GIVEN INFORMATION -
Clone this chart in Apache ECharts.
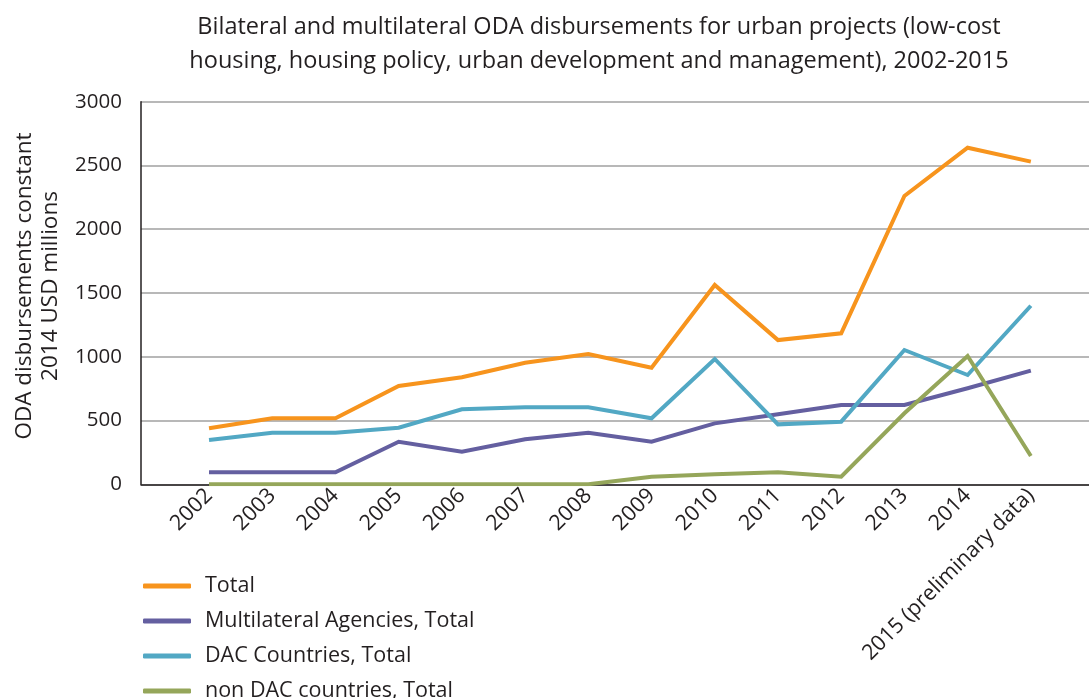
<!DOCTYPE html>
<html>
<head>
<meta charset="utf-8">
<script src="https://cdn.jsdelivr.net/npm/echarts@6/dist/echarts.min.js"></script>
<style>html,body{margin:0;padding:0;background:#fff}#c{width:1089px;height:698px}</style>
</head>
<body>
<div id="c"></div>
<script>
const years = [2002,2003,2004,2005,2006,2007,2008,2009,2010,2011,2012,2013,2014,2015];
const yearLabels = ['2002','2003','2004','2005','2006','2007','2008','2009','2010','2011','2012','2013','2014','2015 (preliminary data)'];
const total = [439,518,518,771,839,953,1022,914,1563,1131,1184,2261,2639,2530];
const multilateral = [94,94,94,334,256,353,405,334,478,549,622,622,753,891];
const dac = [347,405,405,444,588,604,604,518,983,470,491,1053,857,1400];
const nonDac = [0,0,0,0,0,0,0,60,78,94,60,557,1006,222];
const seriesNames = ['Total','Multilateral Agencies, Total','DAC Countries, Total','non DAC countries, Total'];
const yTicks = [0,500,1000,1500,2000,2500,3000];

const FONT = '"Open Sans"';
const TXT = '#231F20';
const colors = ['#F7941D','#645FA0','#52A8C4','#95A65A'];
const allData = [total, multilateral, dac, nonDac];

const chart = echarts.init(document.getElementById('c'), null, {renderer:'canvas'});
const labelMap = {};
years.forEach((y,i)=>labelMap[y]=yearLabels[i]);

chart.setOption({
  animation:false,
  backgroundColor:'#fff',
  textStyle:{fontFamily:FONT,color:TXT},
  title:{
    text:'Bilateral and multilateral ODA disbursements for urban projects (low-cost\nhousing, housing policy, urban development and management), 2002-2015',
    left:594, top:5, textAlign:'center',
    textStyle:{fontFamily:FONT,fontSize:23.5,fontWeight:'normal',color:TXT,lineHeight:34}
  },
  grid:{left:141,right:0,top:101.7,bottom:213.7,containLabel:false},
  legend:{
    orient:'vertical', left:138, top:569, height:140,
    icon:'roundRect', itemWidth:48, itemHeight:5, itemGap:11,
    textStyle:{fontFamily:FONT,fontSize:21.5,color:TXT,lineHeight:24,padding:[0,0,0,9]},
    data:seriesNames
  },
  xAxis:{
    type:'value', min:2000.924, max:2015.92,
    axisLine:{show:true,onZero:false,lineStyle:{color:'#231F20',width:1.5}},
    axisTick:{show:false},
    splitLine:{show:false},
    axisLabel:{
      customValues:years, rotate:45, fontSize:21.5, fontFamily:FONT, color:TXT, margin:8,
      formatter:v=>labelMap[Math.round(v)]||''
    }
  },
  yAxis:{
    type:'value', min:0, max:3000, interval:500,
    name:'ODA disbursements constant\n2014 USD millions',
    nameLocation:'middle', nameGap:77, nameRotate:90,
    nameTextStyle:{fontFamily:FONT,fontSize:22.5,color:TXT,lineHeight:26,padding:[0,0,0,14]},
    axisLine:{show:true,lineStyle:{color:'#231F20',width:1.5}},
    axisTick:{show:false},
    splitLine:{show:true,lineStyle:{color:'#A0A0A0',width:1.5}},
    axisLabel:{fontSize:20.5,fontFamily:FONT,color:TXT,margin:19,
      customValues:yTicks, formatter:v=>String(v)}
  },
  series:allData.map((arr,k)=>({
    name:seriesNames[k], type:'line', showSymbol:false, symbol:'none',
    color:colors[k],
    lineStyle:{width:4,color:colors[k],join:'miter'},
    data:years.map((y,i)=>[y,arr[i]]),
    z:2+k
  }))
});
</script>
</body>
</html>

YOUR TASK -
Give again, word for word, every line from the top of the data through the line with "const allData = [total, multilateral, dac, nonDac];", both ends included, and exclude the pictures.

ANSWER FOR THIS EXERCISE -
Clone this chart in Apache ECharts.
<!DOCTYPE html>
<html>
<head>
<meta charset="utf-8">
<script src="https://cdn.jsdelivr.net/npm/echarts@6/dist/echarts.min.js"></script>
<style>html,body{margin:0;padding:0;background:#fff}#c{width:1089px;height:698px}</style>
</head>
<body>
<div id="c"></div>
<script>
const years = [2002,2003,2004,2005,2006,2007,2008,2009,2010,2011,2012,2013,2014,2015];
const yearLabels = ['2002','2003','2004','2005','2006','2007','2008','2009','2010','2011','2012','2013','2014','2015 (preliminary data)'];
const total = [439,518,518,771,839,953,1022,914,1563,1131,1184,2261,2639,2530];
const multilateral = [94,94,94,334,256,353,405,334,478,549,622,622,753,891];
const dac = [347,405,405,444,588,604,604,518,983,470,491,1053,857,1400];
const nonDac = [0,0,0,0,0,0,0,60,78,94,60,557,1006,222];
const seriesNames = ['Total','Multilateral Agencies, Total','DAC Countries, Total','non DAC countries, Total'];
const yTicks = [0,500,1000,1500,2000,2500,3000];

const FONT = '"Open Sans"';
const TXT = '#231F20';
const colors = ['#F7941D','#645FA0','#52A8C4','#95A65A'];
const allData = [total, multilateral, dac, nonDac];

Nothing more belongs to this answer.